» **EXERCISE DESCRIPTION**
Write out the entire listing below exactly as it appears, minus any pictures.

— Start DATA SEGMENT —

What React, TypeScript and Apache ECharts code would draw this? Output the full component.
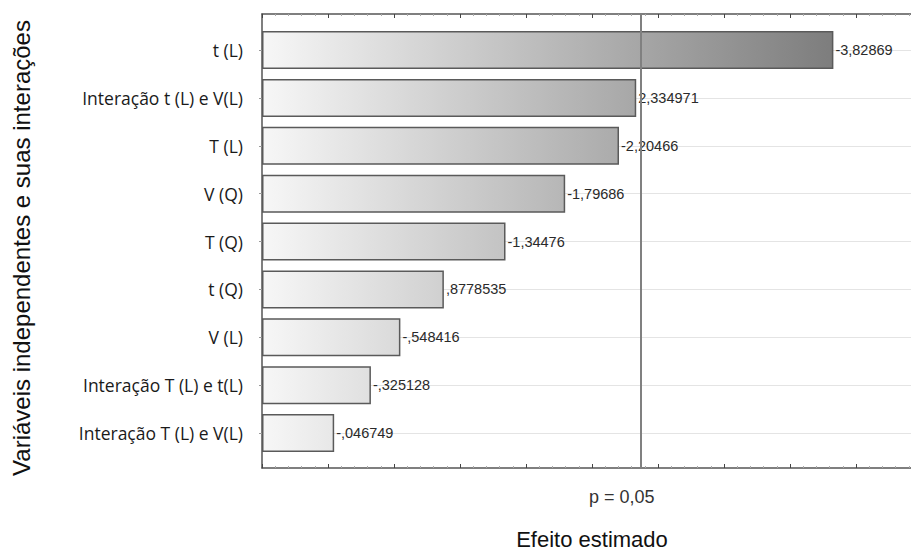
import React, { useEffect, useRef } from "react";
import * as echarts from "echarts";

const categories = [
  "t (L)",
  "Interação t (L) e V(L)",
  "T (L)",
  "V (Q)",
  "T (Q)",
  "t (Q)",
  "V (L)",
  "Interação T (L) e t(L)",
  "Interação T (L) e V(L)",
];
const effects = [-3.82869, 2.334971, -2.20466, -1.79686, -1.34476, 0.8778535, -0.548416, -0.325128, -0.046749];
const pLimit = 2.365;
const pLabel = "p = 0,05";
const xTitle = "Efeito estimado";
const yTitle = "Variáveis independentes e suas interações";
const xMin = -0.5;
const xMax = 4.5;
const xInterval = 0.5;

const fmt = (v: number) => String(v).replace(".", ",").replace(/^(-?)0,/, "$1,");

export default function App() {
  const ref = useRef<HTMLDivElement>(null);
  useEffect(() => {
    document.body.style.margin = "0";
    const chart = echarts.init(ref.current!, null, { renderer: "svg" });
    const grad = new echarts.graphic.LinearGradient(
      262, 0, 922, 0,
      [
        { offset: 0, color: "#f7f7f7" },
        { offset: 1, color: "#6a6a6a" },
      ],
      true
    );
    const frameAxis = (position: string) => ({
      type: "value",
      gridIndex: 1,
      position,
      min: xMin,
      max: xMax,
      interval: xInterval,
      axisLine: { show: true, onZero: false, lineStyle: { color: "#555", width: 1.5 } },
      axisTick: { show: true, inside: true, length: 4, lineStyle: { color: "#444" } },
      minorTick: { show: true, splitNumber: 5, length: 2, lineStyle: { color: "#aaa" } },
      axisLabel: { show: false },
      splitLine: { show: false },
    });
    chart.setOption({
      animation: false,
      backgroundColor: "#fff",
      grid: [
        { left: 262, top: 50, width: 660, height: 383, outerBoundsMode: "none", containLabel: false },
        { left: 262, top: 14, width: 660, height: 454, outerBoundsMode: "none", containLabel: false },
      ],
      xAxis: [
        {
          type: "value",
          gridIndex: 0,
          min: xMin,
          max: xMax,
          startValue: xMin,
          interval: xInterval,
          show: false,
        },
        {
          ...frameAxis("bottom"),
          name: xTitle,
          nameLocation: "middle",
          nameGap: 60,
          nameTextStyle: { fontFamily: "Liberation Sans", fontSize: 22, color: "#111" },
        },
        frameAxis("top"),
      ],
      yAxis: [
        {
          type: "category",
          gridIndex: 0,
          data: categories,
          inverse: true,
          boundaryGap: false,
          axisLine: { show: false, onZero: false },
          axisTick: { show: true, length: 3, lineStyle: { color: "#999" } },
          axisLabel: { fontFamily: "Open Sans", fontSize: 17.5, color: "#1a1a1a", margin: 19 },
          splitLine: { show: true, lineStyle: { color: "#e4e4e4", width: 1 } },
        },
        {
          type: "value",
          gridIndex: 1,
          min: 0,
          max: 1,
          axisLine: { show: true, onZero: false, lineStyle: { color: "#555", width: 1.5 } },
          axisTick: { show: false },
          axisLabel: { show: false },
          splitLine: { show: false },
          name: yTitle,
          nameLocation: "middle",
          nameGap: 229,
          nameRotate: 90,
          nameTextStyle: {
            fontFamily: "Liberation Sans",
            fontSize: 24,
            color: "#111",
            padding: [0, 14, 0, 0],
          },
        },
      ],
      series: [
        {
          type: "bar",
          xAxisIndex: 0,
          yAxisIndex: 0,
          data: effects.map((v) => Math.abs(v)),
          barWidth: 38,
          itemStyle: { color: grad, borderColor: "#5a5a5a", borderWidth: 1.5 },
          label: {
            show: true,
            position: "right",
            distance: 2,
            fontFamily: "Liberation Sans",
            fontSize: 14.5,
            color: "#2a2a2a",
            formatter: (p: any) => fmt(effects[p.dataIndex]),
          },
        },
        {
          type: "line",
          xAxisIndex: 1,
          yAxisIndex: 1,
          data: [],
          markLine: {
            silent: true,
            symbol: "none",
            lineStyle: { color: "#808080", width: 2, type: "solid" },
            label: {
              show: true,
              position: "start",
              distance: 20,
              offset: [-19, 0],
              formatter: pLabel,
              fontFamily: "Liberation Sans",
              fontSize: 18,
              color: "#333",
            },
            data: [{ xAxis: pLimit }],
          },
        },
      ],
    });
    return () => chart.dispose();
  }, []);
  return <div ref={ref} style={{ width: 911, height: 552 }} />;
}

— End DATA SEGMENT —

» **OUTPUT FOR THIS TASK**
What React, TypeScript and Apache ECharts code would draw this? Output the full component.
import React, { useEffect, useRef } from "react";
import * as echarts from "echarts";

const categories = [
  "t (L)",
  "Interação t (L) e V(L)",
  "T (L)",
  "V (Q)",
  "T (Q)",
  "t (Q)",
  "V (L)",
  "Interação T (L) e t(L)",
  "Interação T (L) e V(L)",
];
const effects = [-3.82869, 2.334971, -2.20466, -1.79686, -1.34476, 0.8778535, -0.548416, -0.325128, -0.046749];
const pLimit = 2.365;
const pLabel = "p = 0,05";
const xTitle = "Efeito estimado";
const yTitle = "Variáveis independentes e suas interações";
const xMin = -0.5;
const xMax = 4.5;
const xInterval = 0.5;

const fmt = (v: number) => String(v).replace(".", ",").replace(/^(-?)0,/, "$1,");

export default function App() {
  const ref = useRef<HTMLDivElement>(null);
  useEffect(() => {
    document.body.style.margin = "0";
    const chart = echarts.init(ref.current!, null, { renderer: "svg" });
    const grad = new echarts.graphic.LinearGradient(
      262, 0, 922, 0,
      [
        { offset: 0, color: "#f7f7f7" },
        { offset: 1, color: "#6a6a6a" },
      ],
      true
    );
    const frameAxis = (position: string) => ({
      type: "value",
      gridIndex: 1,
      position,
      min: xMin,
      max: xMax,
      interval: xInterval,
      axisLine: { show: true, onZero: false, lineStyle: { color: "#555", width: 1.5 } },
      axisTick: { show: true, inside: true, length: 4, lineStyle: { color: "#444" } },
      minorTick: { show: true, splitNumber: 5, length: 2, lineStyle: { color: "#aaa" } },
      axisLabel: { show: false },
      splitLine: { show: false },
    });
    chart.setOption({
      animation: false,
      backgroundColor: "#fff",
      grid: [
        { left: 262, top: 50, width: 660, height: 383, outerBoundsMode: "none", containLabel: false },
        { left: 262, top: 14, width: 660, height: 454, outerBoundsMode: "none", containLabel: false },
      ],
      xAxis: [
        {
          type: "value",
          gridIndex: 0,
          min: xMin,
          max: xMax,
          startValue: xMin,
          interval: xInterval,
          show: false,
        },
        {
          ...frameAxis("bottom"),
          name: xTitle,
          nameLocation: "middle",
          nameGap: 60,
          nameTextStyle: { fontFamily: "Liberation Sans", fontSize: 22, color: "#111" },
        },
        frameAxis("top"),
      ],
      yAxis: [
        {
          type: "category",
          gridIndex: 0,
          data: categories,
          inverse: true,
          boundaryGap: false,
          axisLine: { show: false, onZero: false },
          axisTick: { show: true, length: 3, lineStyle: { color: "#999" } },
          axisLabel: { fontFamily: "Open Sans", fontSize: 17.5, color: "#1a1a1a", margin: 19 },
          splitLine: { show: true, lineStyle: { color: "#e4e4e4", width: 1 } },
        },
        {
          type: "value",
          gridIndex: 1,
          min: 0,
          max: 1,
          axisLine: { show: true, onZero: false, lineStyle: { color: "#555", width: 1.5 } },
          axisTick: { show: false },
          axisLabel: { show: false },
          splitLine: { show: false },
          name: yTitle,
          nameLocation: "middle",
          nameGap: 229,
          nameRotate: 90,
          nameTextStyle: {
            fontFamily: "Liberation Sans",
            fontSize: 24,
            color: "#111",
            padding: [0, 14, 0, 0],
          },
        },
      ],
      series: [
        {
          type: "bar",
          xAxisIndex: 0,
          yAxisIndex: 0,
          data: effects.map((v) => Math.abs(v)),
          barWidth: 38,
          itemStyle: { color: grad, borderColor: "#5a5a5a", borderWidth: 1.5 },
          label: {
            show: true,
            position: "right",
            distance: 2,
            fontFamily: "Liberation Sans",
            fontSize: 14.5,
            color: "#2a2a2a",
            formatter: (p: any) => fmt(effects[p.dataIndex]),
          },
        },
        {
          type: "line",
          xAxisIndex: 1,
          yAxisIndex: 1,
          data: [],
          markLine: {
            silent: true,
            symbol: "none",
            lineStyle: { color: "#808080", width: 2, type: "solid" },
            label: {
              show: true,
              position: "start",
              distance: 20,
              offset: [-19, 0],
              formatter: pLabel,
              fontFamily: "Liberation Sans",
              fontSize: 18,
              color: "#333",
            },
            data: [{ xAxis: pLimit }],
          },
        },
      ],
    });
    return () => chart.dispose();
  }, []);
  return <div ref={ref} style={{ width: 911, height: 552 }} />;
}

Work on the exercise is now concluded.